In a recent post I wrote about the role of discomfort in group dynamics. Trying something new is generally not comfortable. Trying to communicate in a different way is not comfortable. Finally digging in and dealing with hard stuff that you’ve been avoiding is not comfortable. A certain level of discomfort can be necessary for progress.
I like to compare this to fitness. The only way for muscles to become stronger is to work them hard, which is NOT comfortable. But they can only rebuild stronger if they have been stressed. If you work too hard for too long, without adequate rest, the muscles fail. The challenge is to find the optimum amount of stress that will lead to the desired growth.
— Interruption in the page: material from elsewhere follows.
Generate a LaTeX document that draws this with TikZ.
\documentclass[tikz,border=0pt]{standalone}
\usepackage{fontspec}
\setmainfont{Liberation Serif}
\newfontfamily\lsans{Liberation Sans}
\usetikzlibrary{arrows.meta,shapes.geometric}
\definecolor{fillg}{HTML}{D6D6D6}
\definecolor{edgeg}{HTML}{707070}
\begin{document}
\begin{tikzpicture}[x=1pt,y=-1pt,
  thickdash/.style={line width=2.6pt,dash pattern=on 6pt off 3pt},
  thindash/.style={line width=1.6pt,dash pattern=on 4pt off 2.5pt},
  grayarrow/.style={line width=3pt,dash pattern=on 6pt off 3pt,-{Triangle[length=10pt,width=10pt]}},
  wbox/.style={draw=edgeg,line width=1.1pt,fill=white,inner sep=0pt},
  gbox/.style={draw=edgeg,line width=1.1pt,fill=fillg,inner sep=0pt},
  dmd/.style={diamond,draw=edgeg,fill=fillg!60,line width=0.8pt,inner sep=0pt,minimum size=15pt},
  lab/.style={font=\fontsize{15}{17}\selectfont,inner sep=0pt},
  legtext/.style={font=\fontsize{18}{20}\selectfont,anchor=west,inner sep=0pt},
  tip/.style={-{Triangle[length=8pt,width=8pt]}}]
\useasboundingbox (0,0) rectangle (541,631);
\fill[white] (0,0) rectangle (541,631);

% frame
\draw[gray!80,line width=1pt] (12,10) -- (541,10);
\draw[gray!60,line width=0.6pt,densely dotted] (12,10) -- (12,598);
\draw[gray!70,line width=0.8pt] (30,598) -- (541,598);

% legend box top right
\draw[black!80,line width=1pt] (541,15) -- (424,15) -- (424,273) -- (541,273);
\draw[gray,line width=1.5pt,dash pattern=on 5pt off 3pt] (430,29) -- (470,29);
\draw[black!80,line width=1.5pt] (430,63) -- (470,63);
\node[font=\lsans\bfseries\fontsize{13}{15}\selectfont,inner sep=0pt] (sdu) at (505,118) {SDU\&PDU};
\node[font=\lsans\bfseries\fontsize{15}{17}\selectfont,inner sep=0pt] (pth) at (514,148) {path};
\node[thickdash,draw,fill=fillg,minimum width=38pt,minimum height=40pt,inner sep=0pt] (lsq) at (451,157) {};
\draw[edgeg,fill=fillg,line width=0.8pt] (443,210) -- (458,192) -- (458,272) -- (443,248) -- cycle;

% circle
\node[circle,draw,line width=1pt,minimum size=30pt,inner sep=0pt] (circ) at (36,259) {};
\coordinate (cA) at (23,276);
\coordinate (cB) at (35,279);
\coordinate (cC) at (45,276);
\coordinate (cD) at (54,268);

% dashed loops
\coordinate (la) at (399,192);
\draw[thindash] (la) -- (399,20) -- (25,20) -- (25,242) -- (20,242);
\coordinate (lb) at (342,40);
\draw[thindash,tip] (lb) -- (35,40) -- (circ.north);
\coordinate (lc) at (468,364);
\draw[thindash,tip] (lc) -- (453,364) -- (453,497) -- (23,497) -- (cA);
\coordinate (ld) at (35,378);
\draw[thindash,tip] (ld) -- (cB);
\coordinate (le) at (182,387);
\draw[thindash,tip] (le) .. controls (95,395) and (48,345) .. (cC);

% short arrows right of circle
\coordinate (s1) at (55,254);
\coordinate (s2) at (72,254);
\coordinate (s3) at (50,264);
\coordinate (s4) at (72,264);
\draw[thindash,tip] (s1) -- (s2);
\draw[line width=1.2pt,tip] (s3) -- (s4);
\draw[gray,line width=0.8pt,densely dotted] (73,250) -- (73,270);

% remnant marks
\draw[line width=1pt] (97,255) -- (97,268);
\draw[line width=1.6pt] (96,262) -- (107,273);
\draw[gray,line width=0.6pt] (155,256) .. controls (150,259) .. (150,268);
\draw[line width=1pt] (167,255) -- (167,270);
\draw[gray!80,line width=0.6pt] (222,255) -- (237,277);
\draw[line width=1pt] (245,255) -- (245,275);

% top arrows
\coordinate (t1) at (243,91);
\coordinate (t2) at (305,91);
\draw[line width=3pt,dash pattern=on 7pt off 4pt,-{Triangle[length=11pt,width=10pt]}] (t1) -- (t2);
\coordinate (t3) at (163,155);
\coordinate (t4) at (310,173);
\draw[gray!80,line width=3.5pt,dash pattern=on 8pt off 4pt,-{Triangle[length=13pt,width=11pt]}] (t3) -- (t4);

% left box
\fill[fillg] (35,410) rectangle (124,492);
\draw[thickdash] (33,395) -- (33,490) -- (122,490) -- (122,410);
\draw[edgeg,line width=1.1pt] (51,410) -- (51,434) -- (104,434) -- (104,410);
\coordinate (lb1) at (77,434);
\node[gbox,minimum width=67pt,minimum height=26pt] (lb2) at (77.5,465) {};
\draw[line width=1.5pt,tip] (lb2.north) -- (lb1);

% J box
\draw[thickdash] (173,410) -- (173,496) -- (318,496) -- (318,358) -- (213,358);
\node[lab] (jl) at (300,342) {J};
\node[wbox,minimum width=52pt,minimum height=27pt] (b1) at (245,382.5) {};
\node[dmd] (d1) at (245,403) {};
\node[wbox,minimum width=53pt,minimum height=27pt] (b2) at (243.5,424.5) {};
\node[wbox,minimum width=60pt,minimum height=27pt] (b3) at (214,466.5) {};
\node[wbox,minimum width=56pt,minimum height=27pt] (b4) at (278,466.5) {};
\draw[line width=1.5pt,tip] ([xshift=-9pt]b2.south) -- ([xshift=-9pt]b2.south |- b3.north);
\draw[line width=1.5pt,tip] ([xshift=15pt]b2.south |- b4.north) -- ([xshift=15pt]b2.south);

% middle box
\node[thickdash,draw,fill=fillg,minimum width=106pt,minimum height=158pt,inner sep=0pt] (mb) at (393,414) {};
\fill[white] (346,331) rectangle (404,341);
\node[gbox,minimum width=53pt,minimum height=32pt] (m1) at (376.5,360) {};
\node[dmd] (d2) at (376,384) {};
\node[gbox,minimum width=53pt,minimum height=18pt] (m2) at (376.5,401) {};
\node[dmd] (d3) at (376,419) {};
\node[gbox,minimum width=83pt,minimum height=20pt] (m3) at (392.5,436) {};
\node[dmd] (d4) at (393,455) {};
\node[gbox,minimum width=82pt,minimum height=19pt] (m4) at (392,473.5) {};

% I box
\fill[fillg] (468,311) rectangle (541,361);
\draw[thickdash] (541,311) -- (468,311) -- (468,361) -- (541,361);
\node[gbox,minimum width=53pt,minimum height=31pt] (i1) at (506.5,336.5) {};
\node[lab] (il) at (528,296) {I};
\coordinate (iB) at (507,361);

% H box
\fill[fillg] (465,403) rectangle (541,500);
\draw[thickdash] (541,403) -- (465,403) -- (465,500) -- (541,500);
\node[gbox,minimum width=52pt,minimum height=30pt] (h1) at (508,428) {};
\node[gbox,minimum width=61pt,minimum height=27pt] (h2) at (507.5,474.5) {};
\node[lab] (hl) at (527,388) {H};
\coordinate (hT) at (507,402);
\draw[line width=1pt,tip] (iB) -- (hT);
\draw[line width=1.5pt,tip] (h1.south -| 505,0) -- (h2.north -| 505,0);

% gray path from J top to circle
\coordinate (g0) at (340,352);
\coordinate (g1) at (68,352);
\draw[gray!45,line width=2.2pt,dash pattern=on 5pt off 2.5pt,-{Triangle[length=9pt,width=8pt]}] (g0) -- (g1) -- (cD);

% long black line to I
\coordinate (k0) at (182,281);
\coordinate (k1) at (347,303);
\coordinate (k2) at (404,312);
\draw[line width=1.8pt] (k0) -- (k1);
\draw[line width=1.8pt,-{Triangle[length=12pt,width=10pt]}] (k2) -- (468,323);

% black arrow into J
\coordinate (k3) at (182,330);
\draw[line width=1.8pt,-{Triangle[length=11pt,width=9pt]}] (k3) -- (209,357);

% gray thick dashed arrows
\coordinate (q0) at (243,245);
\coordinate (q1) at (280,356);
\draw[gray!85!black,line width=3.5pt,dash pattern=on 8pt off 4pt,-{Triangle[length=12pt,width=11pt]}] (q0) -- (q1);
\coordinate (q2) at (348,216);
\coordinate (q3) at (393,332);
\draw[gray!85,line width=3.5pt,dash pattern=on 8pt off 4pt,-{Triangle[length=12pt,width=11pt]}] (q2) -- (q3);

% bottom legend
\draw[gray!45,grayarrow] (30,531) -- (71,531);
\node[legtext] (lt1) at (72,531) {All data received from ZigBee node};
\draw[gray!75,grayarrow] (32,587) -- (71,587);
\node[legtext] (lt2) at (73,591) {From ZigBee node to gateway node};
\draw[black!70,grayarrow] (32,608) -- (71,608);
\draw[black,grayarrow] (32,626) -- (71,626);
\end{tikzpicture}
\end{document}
As facilitator and trainer, it’s my job to push a team’s communication and collaboration muscles to new strength, while maintaining safety.
So what do I mean by safety? It is the job of the facilitator to maintain an environment in which participants can speak — and disagree– freely without being attacked. It means making space for those who tend not to talk as much, often by reigning in those who tend to talk too much. It means reading the underlying emotions in the room. It means intervening when it appears that one person’s comments have not landed well on another. It means helping folks HEAR each other.
It DOESN’T mean keeping things so “nicey-nice” that the hard things don’t get said, but helping folks express themselves in a way the others can hear it, even if it’s hard stuff. It means directing the fire so that it warms, illuminates, and inspires — without burning down the house.